Since the emergence of the “intersectionality” paradigm twenty-five years ago, scholars from across the humanities and social sciences have steadily expanded the horizons of what began as a project interrogating the co-constitutive natures of race and gender. Perhaps due to 9/11 and its aftermath, the last ten years have seen a surge of studies focusing on intersections of religion and race in U.S. history and culture. Numerous monographs and anthologies—including Craig Prentiss’s Religion and the Creation of Race and Ethnicity (2003) and Henry Goldschmidt and Elizabeth McAlister’s Race, Nation, and Religion in the Americas (2004)—have begun mapping America’s religio-racial terrain, showing how religion and race have always been central to changing definitions of citizenship and identity. Faith and Race in American Political Life, edited by Robin Dale Jacobson and Nancy D. Wadsworth, contributes to this emerging field by demonstrating how interwoven categories of religion and race have shaped twentieth- and twenty-first-century politics. Its twelve essays, mostly written by political scientists, track how religion and race have operated together in a variety of political contexts, including Supreme Court decisions, voting patterns, the demographics of party affiliation, civil rights activism, immigration debates, battles over the Confederate flag, and inter- and intra-church controversies.

For readers working in American Studies, the editors’ introduction is likely to be the most useful portion of the book. In addition to providing a brief but provocative overview of America’s religio-racial political history from the colonial period to Barack Obama, Jacobson and Wadsworth attempt to explain why religion has only recently been seen as important to intersectionality scholars. They note that religion “is not easily situated in respect to power” and that scholars have viewed religion as fundamentally different than race, class, gender, and sexuality because they have naively seen it as a “choice and not (at least not permanently) externally inscribed on the individual” (12, 14). By stressing the complexities of religion, the way it “crosscuts every other identity category” and can act as a “source of privilege, status, disadvantage, or resistance,” the editors make a compelling case for why religion must be moved to the center of our understanding of American racial politics (17).

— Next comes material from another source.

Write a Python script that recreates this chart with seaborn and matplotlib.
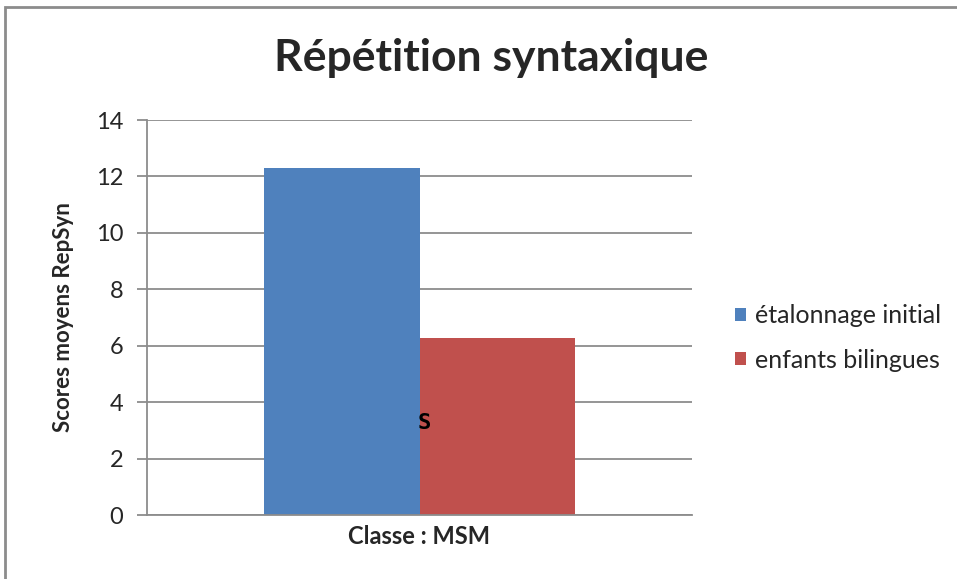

The essays themselves are divided into three sections. “Foundations” contains historical case studies; “Acting Out” focuses on contemporary voting trends, party membership, and policy questions; “Possibilities and Limits” looks at how specific religious groups—the Nation of Islam, Mennonites, South Asian Hindus and Muslims, conservative evangelicals, and mainline Protestants—have confronted the nation’s post-1960s racial landscape. Two essays stand out as particularly significant for American Studies scholars. In “What Would Robert E. Lee Do?,” Gerald R. [End Page 228] Webster and Jonathan I. Leib demonstrate how religion has been a crucial though overlooked component of debates over public displays of the Confederate battle flag in the South. The authors demonstrate how both white and black Southerners have framed the issue in terms of not simply race and public memory but also Christian duty. In “Ambivalent Miracles,” co-editor Wadsworth explores evangelical Protestants’ recent attempts at “racial reconciliation” and multiracial church building. While most scholars have viewed such attempts as fatally flawed neoconservativism strategically avoiding any substantive systemic change, or even as self-serving “purification rituals that fantasize liberating a (white evangelical) community from its particular sins,” Wadsworth highlights how black and white evangelicals have together striven to create “organic, culture-based conversations” intended to decenter white privilege through “rituals of apology, witness, and repentance” (250, 268–69). These intriguing essays, together with the excellent introduction, make the anthology a welcome addition to an important and expanding field.